Adoint-based shape optimization of heat transfer surface in turbulent flows with DNS-based eddy viscosity {\&} diffusivity

A new adjoint-based shape optimization algorithm for turbulent heat transfer problem is proposed. In this algorithm, direct numerical simulation (DNS) of relevant velocity and thermal fields is first conducted. Based on the statistics obtained from DNS, the spatial distribution of the eddy viscosity and the eddy diffusivity are determined so as to reproduce the local productions of turbulent kinetic energy and temperature fluctuation, respectively. Then the Reynolds-averaged Navier-Stokes (RANS) equations are constructed with the eddy viscosity and the eddy diffusivity obtained from DNS, and their adjoint equations are derived to achieve shape optimization.

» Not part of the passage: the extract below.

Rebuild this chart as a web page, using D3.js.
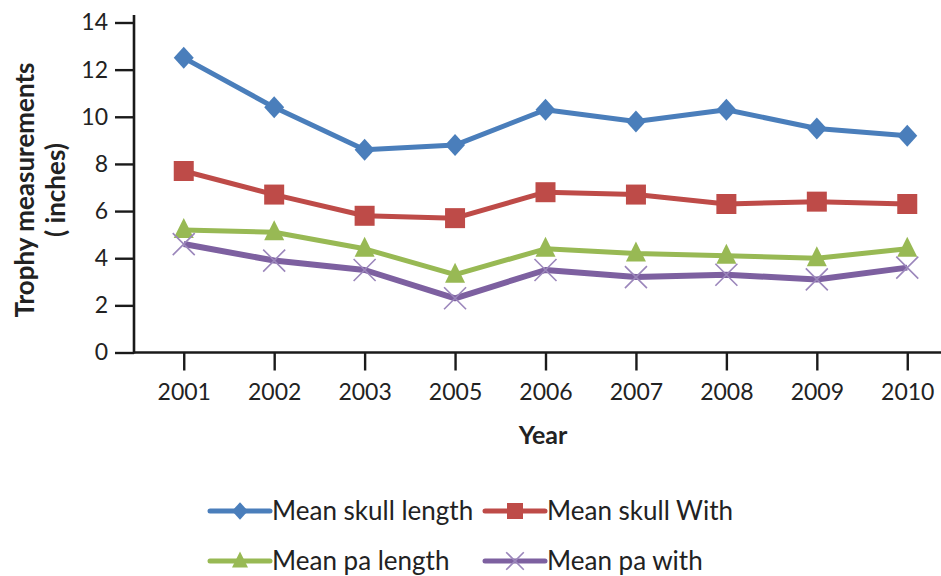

For validation, the present algorithm is applied to a wavy fin between two parallel walls under the conditions of a constant mean pressure gradient and uniform heating in fluid. A cost functional is consist of a bulk velocity and a bulk temperature for drag reduction and heat transfer enhancement, respectively. First, it is confirmed that the RANS simulation with the current DNS-based eddy viscosity and diffusivity can reproduce the mean velocity and temperature fields. It is found that the shape optimization is successfully achieved. In the obtained optimal shape, heat transfer is enhanced by the increase of heat transfer area near the reattachment and circulation region of the separated flow behind the wave crest. Meanwhile, pressure drag is reduced by holes near the channel walls which reduce the cross-sectional area in the streamwise direction.